> Goal
Set down every record once more, exactly as given.

[Records with drawing code]

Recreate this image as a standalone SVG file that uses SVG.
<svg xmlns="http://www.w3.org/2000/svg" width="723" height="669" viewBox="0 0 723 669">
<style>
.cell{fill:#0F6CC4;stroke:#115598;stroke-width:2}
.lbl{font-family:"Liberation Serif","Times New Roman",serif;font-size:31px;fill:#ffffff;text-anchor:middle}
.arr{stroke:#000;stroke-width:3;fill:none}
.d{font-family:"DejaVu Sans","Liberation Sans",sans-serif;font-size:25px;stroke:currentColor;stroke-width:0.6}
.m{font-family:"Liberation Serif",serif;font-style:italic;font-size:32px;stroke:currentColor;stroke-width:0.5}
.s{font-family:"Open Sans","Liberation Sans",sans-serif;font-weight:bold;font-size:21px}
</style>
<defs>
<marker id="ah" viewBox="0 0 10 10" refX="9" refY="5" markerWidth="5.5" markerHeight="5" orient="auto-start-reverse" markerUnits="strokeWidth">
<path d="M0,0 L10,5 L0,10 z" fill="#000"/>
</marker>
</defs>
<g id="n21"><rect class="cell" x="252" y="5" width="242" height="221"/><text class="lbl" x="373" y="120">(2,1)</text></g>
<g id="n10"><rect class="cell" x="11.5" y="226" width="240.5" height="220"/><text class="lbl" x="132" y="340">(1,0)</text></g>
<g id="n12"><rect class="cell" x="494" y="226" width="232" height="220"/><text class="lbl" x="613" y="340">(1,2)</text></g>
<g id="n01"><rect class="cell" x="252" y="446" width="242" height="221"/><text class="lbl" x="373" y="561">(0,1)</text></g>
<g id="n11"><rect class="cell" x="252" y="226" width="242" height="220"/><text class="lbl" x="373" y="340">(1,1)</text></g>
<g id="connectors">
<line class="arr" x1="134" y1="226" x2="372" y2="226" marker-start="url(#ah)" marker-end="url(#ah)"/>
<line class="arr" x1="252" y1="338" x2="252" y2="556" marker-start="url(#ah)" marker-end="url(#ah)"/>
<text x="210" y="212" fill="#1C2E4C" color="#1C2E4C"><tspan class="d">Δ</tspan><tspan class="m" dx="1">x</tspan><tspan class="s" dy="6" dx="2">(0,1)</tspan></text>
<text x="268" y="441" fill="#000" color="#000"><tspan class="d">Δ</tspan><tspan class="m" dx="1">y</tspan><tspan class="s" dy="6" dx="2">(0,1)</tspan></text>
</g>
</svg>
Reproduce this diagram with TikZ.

> Response
Recreate this image as a standalone SVG file that uses SVG.
<svg xmlns="http://www.w3.org/2000/svg" width="723" height="669" viewBox="0 0 723 669">
<style>
.cell{fill:#0F6CC4;stroke:#115598;stroke-width:2}
.lbl{font-family:"Liberation Serif","Times New Roman",serif;font-size:31px;fill:#ffffff;text-anchor:middle}
.arr{stroke:#000;stroke-width:3;fill:none}
.d{font-family:"DejaVu Sans","Liberation Sans",sans-serif;font-size:25px;stroke:currentColor;stroke-width:0.6}
.m{font-family:"Liberation Serif",serif;font-style:italic;font-size:32px;stroke:currentColor;stroke-width:0.5}
.s{font-family:"Open Sans","Liberation Sans",sans-serif;font-weight:bold;font-size:21px}
</style>
<defs>
<marker id="ah" viewBox="0 0 10 10" refX="9" refY="5" markerWidth="5.5" markerHeight="5" orient="auto-start-reverse" markerUnits="strokeWidth">
<path d="M0,0 L10,5 L0,10 z" fill="#000"/>
</marker>
</defs>
<g id="n21"><rect class="cell" x="252" y="5" width="242" height="221"/><text class="lbl" x="373" y="120">(2,1)</text></g>
<g id="n10"><rect class="cell" x="11.5" y="226" width="240.5" height="220"/><text class="lbl" x="132" y="340">(1,0)</text></g>
<g id="n12"><rect class="cell" x="494" y="226" width="232" height="220"/><text class="lbl" x="613" y="340">(1,2)</text></g>
<g id="n01"><rect class="cell" x="252" y="446" width="242" height="221"/><text class="lbl" x="373" y="561">(0,1)</text></g>
<g id="n11"><rect class="cell" x="252" y="226" width="242" height="220"/><text class="lbl" x="373" y="340">(1,1)</text></g>
<g id="connectors">
<line class="arr" x1="134" y1="226" x2="372" y2="226" marker-start="url(#ah)" marker-end="url(#ah)"/>
<line class="arr" x1="252" y1="338" x2="252" y2="556" marker-start="url(#ah)" marker-end="url(#ah)"/>
<text x="210" y="212" fill="#1C2E4C" color="#1C2E4C"><tspan class="d">Δ</tspan><tspan class="m" dx="1">x</tspan><tspan class="s" dy="6" dx="2">(0,1)</tspan></text>
<text x="268" y="441" fill="#000" color="#000"><tspan class="d">Δ</tspan><tspan class="m" dx="1">y</tspan><tspan class="s" dy="6" dx="2">(0,1)</tspan></text>
</g>
</svg>
Reproduce this diagram with TikZ.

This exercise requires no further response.